We told the ticket man that we had a plane to catch, so he let us stand at the back of the boat 10 minutes before arrival, then ushered us into a cab right away. It’s an hour’s drive north to the airport, but with Thai traffic you really never know. Luckily everything was smooth and after checking our bags we still had an hour to kill at the airport. Nicole and Elizabeth ate Burger King, while Ryan, Carrie, and Drew hit up the lounge. The flight was an easy hour and everything was on time.
After collecting our bags, we had a 30 min tram ride back to the city, then fifteen minutes on the metro, then a final fifteen-minute walk to our high-rise Airbnb. It was quite the journey and everyone was exhausted by the end. We decided to get some ramen for our last night at a authentic looking place just down the road; we’d eaten a lot of Thai food and were looking for a little change of pace. We drank our last beers and ate hot soup and dumplings reminiscing about our favorite activities.

After dinner, we went to a rooftop bar called Aire Bar at the top of the Hyatt Place Bangkok. The drinks were outrageously priced, but we each got one and shared some mango sticky rice. The views were worth the price of a drink. Finally, we went back and Carrie packed her stuff. She was the first to leave and we put her in an Uber at 10:30 pm for her 1:00 am flight to Seoul. The rest of us went to bed, anticipating another busy day of travel tomorrow.

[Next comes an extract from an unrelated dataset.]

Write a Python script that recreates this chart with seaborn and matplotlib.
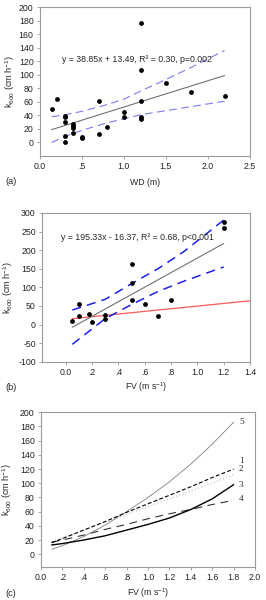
import numpy as np
import pandas as pd
import matplotlib
matplotlib.use("Agg")
from matplotlib import pyplot as plt
import seaborn as sns

# ---- panel (a): k600 vs water depth
wd = [0.14, 0.2, 0.3, 0.3, 0.3, 0.3, 0.3, 0.4, 0.4, 0.4, 0.4, 0.5, 0.5,
      0.7, 0.7, 0.8, 1.0, 1.0, 1.2, 1.2, 1.2, 1.2, 1.2, 1.5, 1.8, 2.2]
k_a = [49, 65, 39, 37, 31, 9, 1, 28, 25, 22, 14, 8, 6,
       62, 13, 23, 45, 37, 177, 107, 62, 37, 35, 88, 75, 69]
fit_a_x = [0.14, 2.2]
fit_a_y = [19, 99]
band_a_x = [0.14, 0.3, 0.5, 0.8, 1.0, 1.2, 1.5, 1.8, 2.2]
band_a_hi = [38, 41, 46, 56, 64, 76, 93, 111, 136]
band_a_lo = [0, 9, 18, 29, 35, 41, 47, 53, 61]
eq_a = "y = 38.85x + 13.49, R\u00b2 = 0.30, p=0.002"

# ---- panel (b): k600 vs flow velocity
fv = [0.05, 0.1, 0.1, 0.18, 0.2, 0.3, 0.3, 0.5, 0.5, 0.5, 0.6, 0.7, 0.8, 1.2, 1.2]
k_b = [9, 56, 22, 29, 6, 27, 14, 164, 113, 65, 55, 22, 67, 276, 261]
fit_b_x = [0.05, 1.2]
fit_b_y = [-7, 218]
band_b_x = [0.05, 0.3, 0.5, 0.7, 0.9, 1.2]
band_b_hi = [39, 68, 110, 150, 197, 281]
band_b_lo = [-53, 16, 54, 89, 117, 155]
red_x = [0.05, 1.4]
red_y = [16, 64]
eq_b = "y = 195.33x - 16.37, R\u00b2 = 0.68, p<0.001"

# ---- panel (c): model curves
fv_c = [0.1, 0.2, 0.4, 0.6, 0.8, 1.0, 1.2, 1.4, 1.6, 1.8]
c1 = [16, 22, 34, 46, 59, 71, 83, 95, 108, 120]
c2 = [18, 23, 34, 45, 56, 67, 78, 89, 100, 112]
c3 = [13, 15, 20, 26, 34, 42, 51, 63, 78, 98]
c4 = [17, 20, 27, 35, 42, 50, 57, 63, 70, 76]
c5 = [7, 12, 25, 41, 60, 80, 102, 127, 155, 186]
curve_names = ["1", "2", "3", "4", "5"]
curve_label_y = [131, 120, 98, 78, 186]

sns.set_style("ticks")
plt.rcParams['font.family'] = ['Liberation Sans', 'DejaVu Sans']
plt.rcParams['mathtext.fontset'] = 'custom'
plt.rcParams['mathtext.rm'] = 'Liberation Sans'
plt.rcParams['mathtext.it'] = 'Liberation Sans'

FS = 6.3
ylab = "k$_{600}$ (cm h$^{-1}$)"


def style(ax):
    for s in ax.spines.values():
        s.set_color('#9a9a9a')
        s.set_linewidth(0.8)
    ax.tick_params(colors='#9a9a9a', labelcolor='#222222', labelsize=FS,
                   length=2.5, width=0.6, pad=2)


def ticks(ax, xt, xl, yt):
    ax.set_xticks(xt)
    ax.set_xticklabels(xl)
    ax.set_yticks(yt)
    ax.set_yticklabels([str(v) for v in yt])


fig = plt.figure(figsize=(2.66, 6.0), dpi=100)

# (a)
ax = fig.add_axes([0.150, 0.740, 0.789, 0.248])
sns.lineplot(x=band_a_x, y=band_a_hi, ax=ax, color='#7a7af2', linewidth=0.8,
             linestyle=(0, (7, 4)))
sns.lineplot(x=band_a_x, y=band_a_lo, ax=ax, color='#7a7af2', linewidth=0.8,
             linestyle=(0, (7, 4)))
sns.lineplot(x=fit_a_x, y=fit_a_y, ax=ax, color='#707070', linewidth=0.8)
sns.scatterplot(x=wd, y=k_a, ax=ax, color='black', s=12, linewidth=0, zorder=5)
ax.set_xlim(0, 2.5)
ax.set_ylim(-20, 200)
ticks(ax, [0, 0.5, 1.0, 1.5, 2.0, 2.5], ["0.0", ".5", "1.0", "1.5", "2.0", "2.5"],
      list(range(0, 201, 20)))
ax.text(1.16, 123, eq_a, fontsize=FS, ha='center', va='center')
ax.set_xlabel("WD (m)", fontsize=FS, va='center')
ax.xaxis.set_label_coords(0.5, -0.175)
ax.set_ylabel(ylab, fontsize=6.6, va='center')
ax.yaxis.set_label_coords(-0.143, 0.5)
style(ax)
fig.text(5 / 266, 1 - 182 / 600, "(a)", fontsize=6.6, va='center')

# (b)
ax = fig.add_axes([0.158, 0.397, 0.782, 0.248])
sns.lineplot(x=red_x, y=red_y, ax=ax, color='#ff5a5a', linewidth=0.9)
sns.lineplot(x=band_b_x, y=band_b_hi, ax=ax, color='#1f1fe6', linewidth=1.1,
             linestyle=(0, (6, 4)))
sns.lineplot(x=band_b_x, y=band_b_lo, ax=ax, color='#1f1fe6', linewidth=1.1,
             linestyle=(0, (6, 4)))
sns.lineplot(x=fit_b_x, y=fit_b_y, ax=ax, color='#707070', linewidth=0.8)
sns.scatterplot(x=fv, y=k_b, ax=ax, color='black', s=12, linewidth=0, zorder=5)
ax.set_xlim(-0.18, 1.4)
ax.set_ylim(-100, 300)
ticks(ax, [0, 0.2, 0.4, 0.6, 0.8, 1.0, 1.2, 1.4],
      ["0.0", ".2", ".4", ".6", ".8", "1.0", "1.2", "1.4"],
      list(range(-100, 301, 50)))
ax.text(0.544, 233, eq_b, fontsize=FS, ha='center', va='center')
ax.set_xlabel("FV (m s$^{-1}$)", fontsize=FS, va='center')
ax.xaxis.set_label_coords(0.5, -0.168)
ax.set_ylabel(ylab, fontsize=6.6, va='center')
ax.yaxis.set_label_coords(-0.163, 0.5)
style(ax)
fig.text(5 / 266, 1 - 387 / 600, "(b)", fontsize=6.6, va='center')

# (c)
ax = fig.add_axes([0.154, 0.055, 0.805, 0.258])
sns.lineplot(x=fv_c, y=c2, ax=ax, color='#c8c8c8', linewidth=0.9, linestyle=':')
sns.lineplot(x=fv_c, y=c4, ax=ax, color='#333333', linewidth=0.8,
             linestyle=(0, (7, 5)))
sns.lineplot(x=fv_c, y=c5, ax=ax, color='#808080', linewidth=0.6)
sns.lineplot(x=fv_c, y=c1, ax=ax, color='black', linewidth=0.8,
             linestyle=(0, (3.5, 2)))
sns.lineplot(x=fv_c, y=c3, ax=ax, color='black', linewidth=1.0)
for name, yv in zip(curve_names, curve_label_y):
    ax.text(1.85, yv, name, fontsize=6.6, family=['Liberation Serif'],
            ha='left', va='center')
ax.set_xlim(0, 2.0)
ax.set_ylim(-18, 200)
ticks(ax, [0, 0.2, 0.4, 0.6, 0.8, 1.0, 1.2, 1.4, 1.6, 1.8, 2.0],
      ["0.0", ".2", ".4", ".6", ".8", "1.0", "1.2", "1.4", "1.6", "1.8", "2.0"],
      list(range(0, 201, 20)))
ax.set_xlabel("FV (m s$^{-1}$)", fontsize=FS, va='center')
ax.xaxis.set_label_coords(0.5, -0.168)
ax.set_ylabel(ylab, fontsize=6.6, va='center')
ax.yaxis.set_label_coords(-0.159, 0.5)
style(ax)
fig.text(5 / 266, 1 - 593 / 600, "(c)", fontsize=6.6, va='center')

fig.savefig("out.png", dpi=100)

Day 17 – Bangkok – March 3
We said good-bye to Nicole and Drew at 5:30 am, putting them in a Grab to the airport. After sleeping for a few more hours we got up and went to the complex’s gym. It’d been awhile since we’d worked out and we could feel the layer of fat we’d acquired over the last three weeks. We showered and packed and were on our way to the airport by 10 am.
The line for Bali check-in was full of white, western-looking travelers in backpacks. Cheap destination to cheap destination – it makes sense. Security and immigration were a breeze and we spent some time in a lounge prior to boarding. The food was pretty good too. We loved our time in Thailand and could have spent more, especially down south at all the islands. We’ll admit we were a little sick of salt water and sand at the end, but it’s not a bad problem to have! We’ll stay at a nice hotel next time, so we can rinse off right after getting off the beach. We can’t say enough good about Thailand; it’s a well-established tourist destination and would be fairly easy to navigate for new travelers wanting to explore Asia, families, and friends ready to rage on cheap booze.
Things we learned in Thailand:
- There is a 7-Eleven on every corner.
- An Asian elephant is different than an African elephant in that it has smaller, rounder ears, a twin domed head, and only the males can grow tusks.
- Wat means temple.
- Pad Thai was invented in 1930 by the prime minister at the time. He was focused on nation-building and he united the north and south. He used Chinese noodles and called the dish Pad Thai to encourage nationalism.